Like much of Kyle’s art, there’s a real sense of motion in the finished piece — “something that makes your eye move through it” — with the lines bleeding across all panels and into the floor space. Incredibly, the process was pretty straightforward. “I had the renderings of the space from the architects,” he explains, “so I just printed them out and sat there in a coffee shop, sketching over them.” However, Kyle recalls a “freakout moment” he had shortly before our grand opening, while he still had the majority of the work on the mural to do: “When I walked in, there was so much activity. You could feel the anxiety and the hurry of everyone wanting to finish in time for opening. I absorbed all that anxiety and it was like hitting a brick wall.” After an attempt to paint for about 30 minutes, he then had to come back on a Sunday night to work alone. “Coming back later on, after hours, felt like climbing in to a hot bath. I was able to put my ear buds in and get into my flow without anyone — or anything — distracting me.” Incredibly, in total, Kyle’s Neighborhood Goods mural took just six hours to paint.

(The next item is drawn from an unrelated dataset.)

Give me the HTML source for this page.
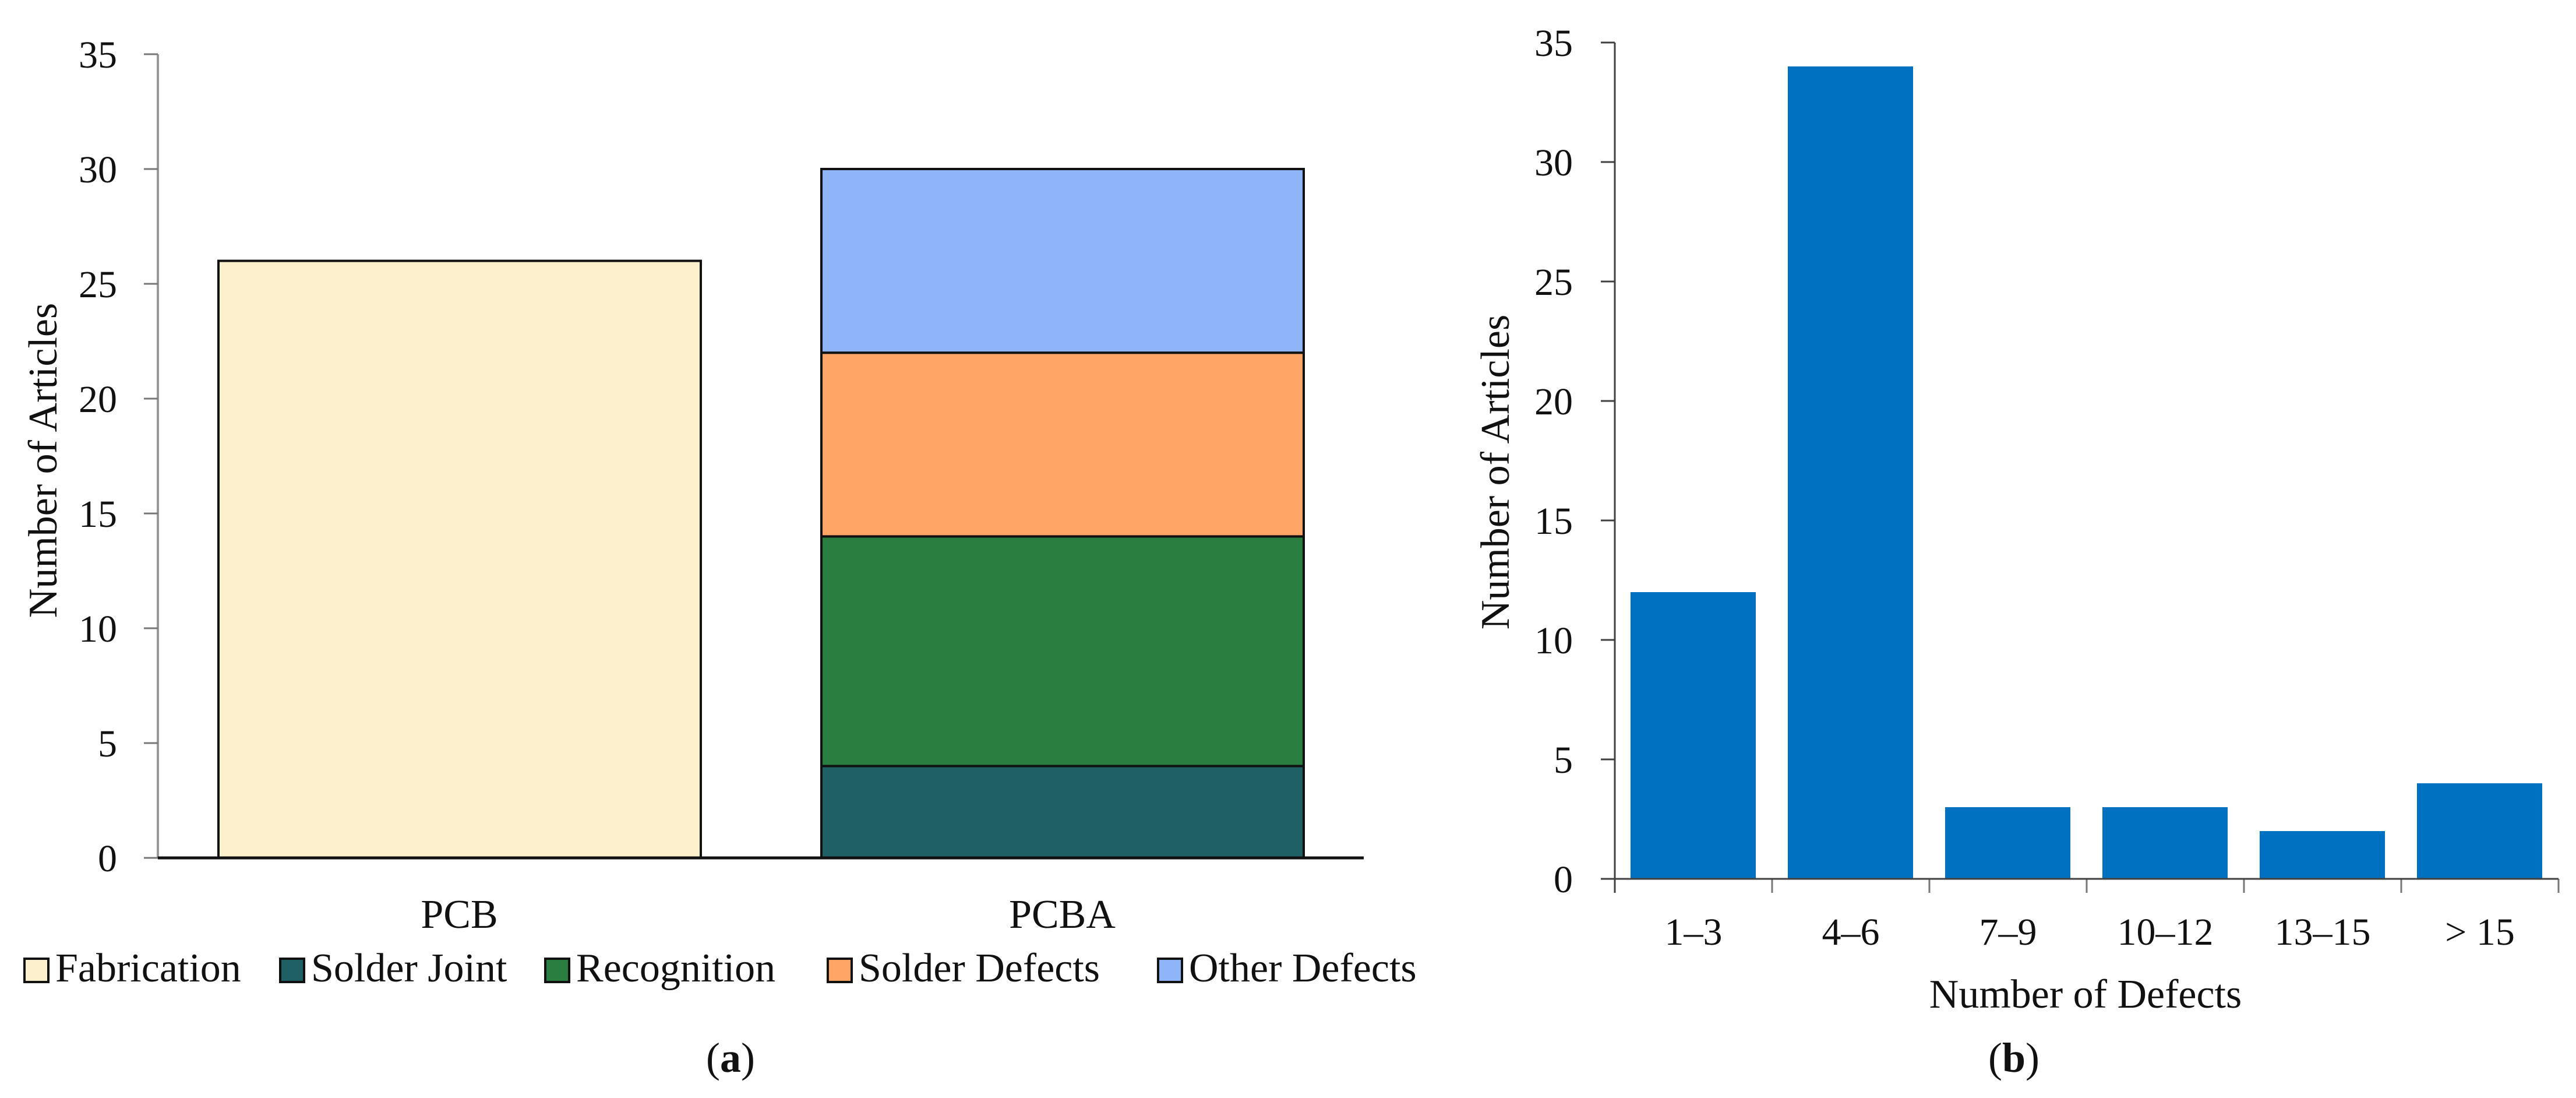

“Something I’m really about is causing a pause — making people take a moment to notice something,” he explains. “But what really causes us to take in the things around us?” Whether it strikes you as you walk into the store, or if it’s something you quietly become aware of while relaxing at the bar, there’s no doubt that Kyle’s mural — and, indeed, Prim and Proper itself — makes for a perfect pause.